What Friedman is able to parody so elegantly here, his the degeneration of the kind of image that would easily have inspired us decades ago. Just imagine that dealmaker pose on Aristotle Onassis, or back in the ‘80s on a real estate tycoon or Wall Street wizard who would be the king of New York. But on Sterling, the pose just seems sad, and Sterling himself seems small, hunched over, compacted, limited. And that’s the power of Friedman’s parody. That it can implicate our own ambitions, to a degree, in Sterling’s monstrous racist rant. That Sterling exists as a perversion of our natural inclinations to want better for ourselves, to want to be able to be central enough to execute deals on our own behalf. Friedman couldn’t have made a more perfect parody of Sterling’s racism—it caricatures the odiousness without defanging it.

And it’s in this sense, that there maybe is something to running for cover behind Foo Fighters: Sonic Highways. You don’t confront and disable racism with social programs and government vouchers—you empower racism’s opposite. And Dave Grohl’s journey (and it really is a journey) into American music is also a journey into the power of the American Dream.

Probably Greil Marcus said it best when, at the beginning of his chapter on Robert Johnson in Mystery Train, he wrote: “It may be that the most interesting American struggle is the struggle to set oneself free from the limits one is born to and then to learn something of the value of those limits. But on the surface, America takes its energy from the pursuit of happiness from ‘a love of physical gratification, the notion of bettering one’s condition, the excitement of competition the charm of anticipated success’ (Tocqueville’s words); from the conviction that you can always get what you want, and that even if you can’t, you deserve it anyway.” And later in that same chapter, “No one ever captured the promise of American life more beautifully than Fitzgerald did in that passage. That sense of America is expressed so completely—by the billboards, by our movies, by Chuck Berry’s refusal to put the slightest irony into ‘Back in the U.S.A.,’ by the way that we try to live our lives—that we hardly know how to talk about the resentment and fear that lie beneath the promise. To be an American is to feel the promise as a birthright, and to feel alone and haunted when the promise fails. No failure in America, whether of love or money, is ever simple; it is always a kind of betrayal, of a mass of shadowy, shared hopes.”

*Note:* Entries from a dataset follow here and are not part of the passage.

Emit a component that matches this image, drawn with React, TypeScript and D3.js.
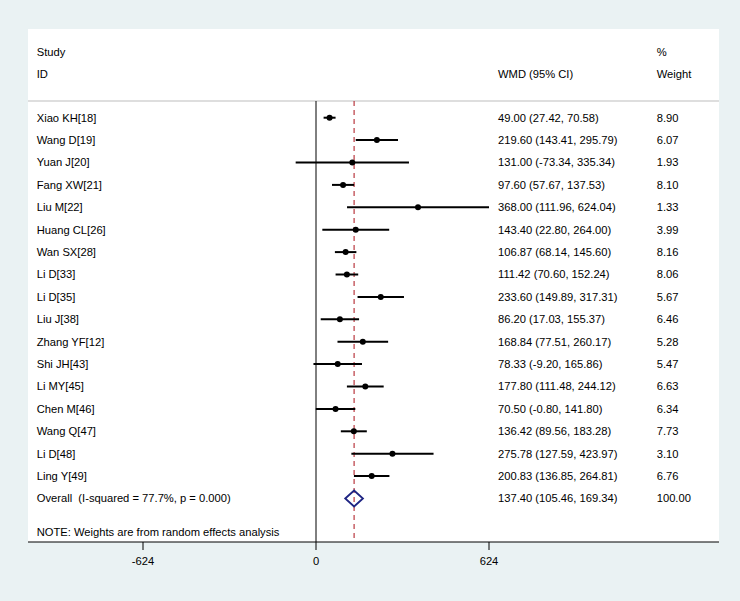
import React from "react";
import * as d3 from "d3";

const studies = ["Xiao KH[18]", "Wang D[19]", "Yuan J[20]", "Fang XW[21]", "Liu M[22]", "Huang CL[26]", "Wan SX[28]", "Li D[33]", "Li D[35]", "Liu J[38]", "Zhang YF[12]", "Shi JH[43]", "Li MY[45]", "Chen M[46]", "Wang Q[47]", "Li D[48]", "Ling Y[49]"];
const wmd = [49.0, 219.6, 131.0, 97.6, 368.0, 143.4, 106.87, 111.42, 233.6, 86.2, 168.84, 78.33, 177.8, 70.5, 136.42, 275.78, 200.83];
const lower = [27.42, 143.41, -73.34, 57.67, 111.96, 22.8, 68.14, 70.6, 149.89, 17.03, 77.51, -9.2, 111.48, -0.8, 89.56, 127.59, 136.85];
const upper = [70.58, 295.79, 335.34, 137.53, 624.04, 264.0, 145.6, 152.24, 317.31, 155.37, 260.17, 165.86, 244.12, 141.8, 183.28, 423.97, 264.81];
const weights = ["8.90", "6.07", "1.93", "8.10", "1.33", "3.99", "8.16", "8.06", "5.67", "6.46", "5.28", "5.47", "6.63", "6.34", "7.73", "3.10", "6.76"];
const overallLabel = "Overall  (I-squared = 77.7%, p = 0.000)";
const overall = { est: 137.4, lo: 105.46, hi: 169.34, weight: "100.00" };
const ticks = [-624, 0, 624];

const fmt = (v: number) => v.toFixed(2);

export default function App() {
  const W = 740, H = 601;
  const x = d3.scaleLinear().domain([-624, 624]).range([143, 489]);
  const y = d3.scaleLinear().domain([0, 17]).range([117.7, 498.5]);
  const font = "'Liberation Sans', Arial, sans-serif";
  const fs = 11.2;
  const txt = "#000";
  const panel = { l: 28, r: 719, t: 29, b: 542 };
  const headerY = 101;
  const colStudy = 36.7, colWmd = 498, colW = 656.7;
  const diamondH = 8;
  const dpath = `M${x(overall.lo)},${y(17)} L${x(overall.est)},${y(17) - diamondH} L${x(overall.hi)},${y(17)} L${x(overall.est)},${y(17) + diamondH} Z`;
  return (
    <svg width={W} height={H} style={{ position: "absolute", left: 0, top: 0 }} fontFamily={font} fontSize={fs}>
      <rect x={0} y={0} width={W} height={H} fill="rgb(234,242,243)" />
      <rect x={panel.l} y={panel.t} width={panel.r - panel.l} height={panel.b - panel.t} fill="#fff" />
      <text x={colStudy} y={51.7} dy="0.35em" fill={txt}>Study</text>
      <text x={colStudy} y={74.5} dy="0.35em" fill={txt}>ID</text>
      <text x={colWmd} y={74.5} dy="0.35em" fill={txt}>WMD (95% CI)</text>
      <text x={colW} y={52.5} dy="0.35em" fill={txt}>%</text>
      <text x={colW} y={74.5} dy="0.35em" fill={txt}>Weight</text>
      <line x1={panel.l} x2={panel.r} y1={headerY} y2={headerY} stroke="#bdbdbd" strokeWidth={1} />
      <line x1={x(0)} x2={x(0)} y1={headerY} y2={panel.b} stroke="#000" strokeWidth={1} />
      <line x1={x(overall.est)} x2={x(overall.est)} y1={headerY} y2={panel.b} stroke="#b3262e" strokeWidth={1.1} strokeDasharray="5,4" />
      {studies.map((s, i) => (
        <g key={i}>
          <text x={colStudy} y={y(i)} dy="0.35em" fill={txt}>{s}</text>
          <line x1={x(lower[i])} x2={x(upper[i])} y1={y(i)} y2={y(i)} stroke="#000" strokeWidth={2} />
          <circle cx={x(wmd[i])} cy={y(i)} r={3} fill="#000" />
          <text x={colWmd} y={y(i)} dy="0.35em" fill={txt}>{`${fmt(wmd[i])} (${fmt(lower[i])}, ${fmt(upper[i])})`}</text>
          <text x={colW} y={y(i)} dy="0.35em" fill={txt}>{weights[i]}</text>
        </g>
      ))}
      <text x={colStudy} y={y(17)} dy="0.35em" fill={txt} style={{ whiteSpace: "pre" }}>{overallLabel}</text>
      <path d={dpath} fill="none" stroke="#1e2483" strokeWidth={1.8} />
      <text x={colWmd} y={y(17)} dy="0.35em" fill={txt}>{`${fmt(overall.est)} (${fmt(overall.lo)}, ${fmt(overall.hi)})`}</text>
      <text x={colW} y={y(17)} dy="0.35em" fill={txt}>{overall.weight}</text>
      <text x={colStudy} y={531.7} dy="0.35em" fill={txt}>NOTE: Weights are from random effects analysis</text>
      <line x1={panel.l} x2={panel.r} y1={panel.b} y2={panel.b} stroke="#000" strokeWidth={1} />
      {ticks.map((t) => (
        <g key={t}>
          <line x1={x(t)} x2={x(t)} y1={panel.b} y2={panel.b + 8} stroke="#000" strokeWidth={1} />
          <text x={x(t)} y={561.5} dy="0.35em" textAnchor="middle" fill={txt}>{t}</text>
        </g>
      ))}
    </svg>
  );
}
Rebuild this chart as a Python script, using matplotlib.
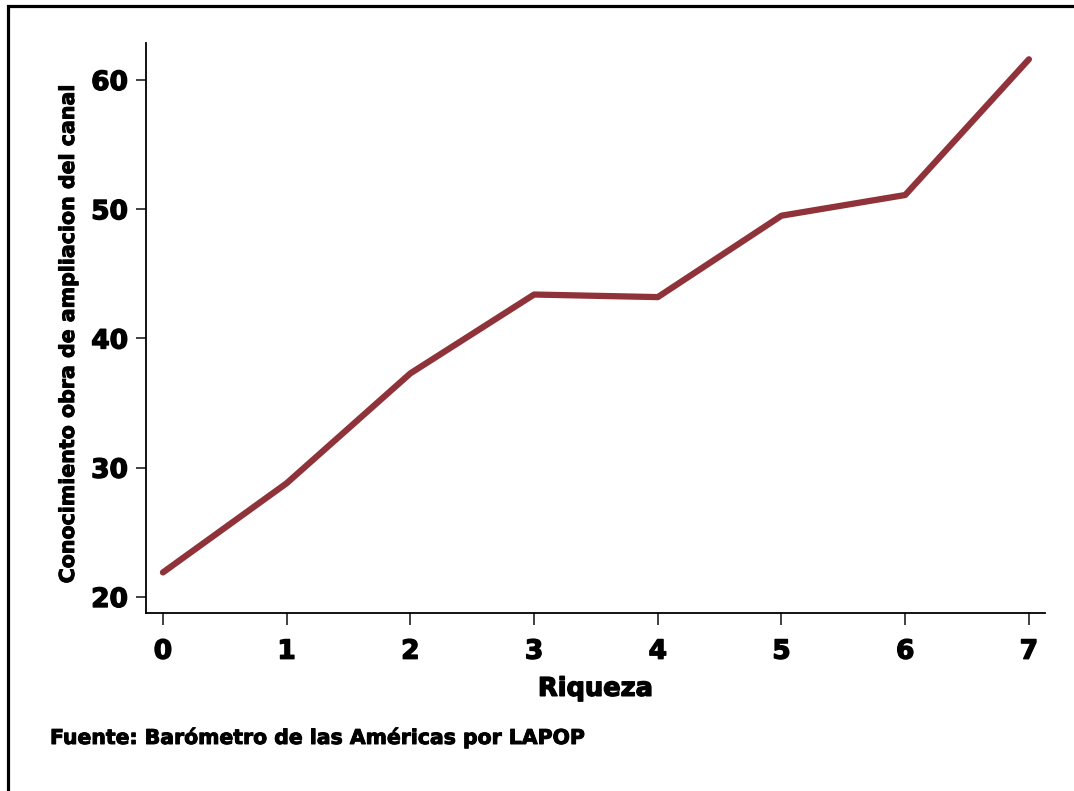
import matplotlib
matplotlib.use('Agg')
import matplotlib.pyplot as plt
import matplotlib.patheffects as pe
from matplotlib.patches import Rectangle

riqueza = [0, 1, 2, 3, 4, 5, 6, 7]
conocimiento = [21.9, 28.8, 37.3, 43.4, 43.2, 49.5, 51.1, 61.6]
yticks = [20, 30, 40, 50, 60]

plt.rcParams['font.family'] = ['DejaVu Sans']
plt.rcParams['font.weight'] = 'bold'

heavy = [pe.withStroke(linewidth=1.0, foreground='black')]

fig = plt.figure(figsize=(10.74, 7.91), dpi=100)
ax = fig.add_axes([146/1074, 1-613/791, (1045-146)/1074, (613-43)/791])

ax.plot(riqueza, conocimiento, color='#8f3239', lw=4.5, solid_capstyle='round')

ax.set_xlim(-0.137, 7.13)
ax.set_ylim(18.76, 62.86)
ax.set_xticks(riqueza)
ax.set_yticks(yticks)
ax.spines['top'].set_visible(False)
ax.spines['right'].set_visible(False)
for s in ['left', 'bottom']:
    ax.spines[s].set_linewidth(1.3)
ax.tick_params(width=1.3, color='#333333', labelsize=19)
ax.tick_params(axis='x', length=8.5, pad=10)
ax.tick_params(axis='y', length=7, pad=6)
for lab in ax.get_xticklabels() + ax.get_yticklabels():
    lab.set_fontweight('bold')
    lab.set_path_effects(heavy)

ax.set_xlabel('Riqueza', fontsize=18.5, fontweight='bold', labelpad=8,
              path_effects=heavy)
fig.text(68/1074, 1-334/791, 'Conocimiento obra de ampliacion del canal',
         rotation=90, ha='center', va='center', fontsize=14.8, fontweight='bold',
         path_effects=[pe.withStroke(linewidth=0.7, foreground='black')])
fig.text(50/1074, 1-738/791, 'Fuente: Barómetro de las Américas por LAPOP',
         ha='left', va='center', fontsize=14.7, fontweight='bold',
         path_effects=[pe.withStroke(linewidth=0.7, foreground='black')])

fig.patches.append(Rectangle((8/1074, -0.1), 1.2, 1-6/791+0.1, transform=fig.transFigure,
                             fill=False, ec='black', lw=2.3))

fig.savefig('out.png', dpi=100)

This is the twilit land where MAD’s “20 Dumbest” always succeeds so admirably well—the land between the promise and the failure of our “shadowy, shared hopes.” At its heart, the idea of American Government is the same as the idea of corporations (globe-spanning, industrial giant corporations or simply the homely, Mom & Pop corporate enterprises that many Americans trust in more than a 401k); it’s the idea that institutions matter and that they help shape us.

It’s exactly this that that Sonic Highways trailer is getting at when it takes you into the studios of Boston, of Chicago of New York, takes you into Preservation Hall in New Orleans, when the voiceover cues us in: “Cities are changed by the people that go there, but the cities change the people as well.” And it’s this exactly, the idea that while institutions ought to help us—help shape us, help ensure greater freedoms, help us to prosper—sometimes they do break down, that makes MAD’s “20 Dumbest” such an important institution. Because it’s into this gap where the things we rely on to support us—to enhance our lives, to ensure our plenty—that the “20 Dumbest” go rushing into each year. Underlining the idea that even though the institution may have hit the skids, it could easily be righted, or if needs be, reinvented.

But with the issue of racism, and particularly an incident as repulsive as the Sterling recording, has MAD’s “20 Dumbest” come up against something it cannot dispel?

While Ferguson burned for a second time this year, during the Fall, I found myself wading knee-deep into James Ellroy’s newest offering, the first novel in his “Second LA Quartet,” Perfidia. The novel is, in Ellroy’s own words, “a marcohistory” and a “microhistory” both, it traces events surrounding an LAPD murder investigation into the possible homicide of a Japanese family on the day before the attack on Pearl Harbor.

It’s easy enough to recognize the racial slurs hurled by the passerby characters, what must have scanned back then as “ire” at Japanese Americans, what today can be easily and correctly understood as racial hatred. So I don’t get caught up in that, that’s part of the world Ellroy’s portraying in Perfidia. Similarly, it’s easy enough to identify the open racism of a character like Dudley Smith, the “Dudster,” who was revealed to be the chief villain of the original “LA Quartet.” Smith is far more charming, more vivacious, less world-wearied, than in the earlier Quartet. He slings racial epithets with brio and enthusiasm. Responds to the world from an ideological structure that recognizes race as either limitation or opportunity. It’s easy enough to dismiss a character like Dudley Smith for exactly what he is.

What’s hard about Perfidia is watching singular characters like William B. Parker (the legendary LAPD Chief, in 1941 still only a Captain) and Hideo Ashida, core protagonists both, grudgingly concede the radicalized thinking of the LA landscape circa December, 1941. It’s the ordinariness with which non-racist LAPD officers fall into thinking about “the Japanese” (an ethnicity wielded as you would a collective noun, even this becomes racist in the charged atmosphere). Part the way because of external pressure from the Feds, part the way because of tensions internal to LA. It’s disgusting to have to hear the Mayor and the LAPD Chief and the FBI discuss the practicalities of Japanese internment. More so than to read the racist thinking of Dudley Smith musing on how he might profit from exactly that situation.

Ellroy is a staunch voice against exactly the kind of banality of racism that Donald Sterling (from media around the leak of the recording, and the recording itself) seems to think we’re all heir to. And it doesn’t take a “20 Dumbest” entry to figure that out. But sometimes, having an institution like MAD have our back, sometimes that helps.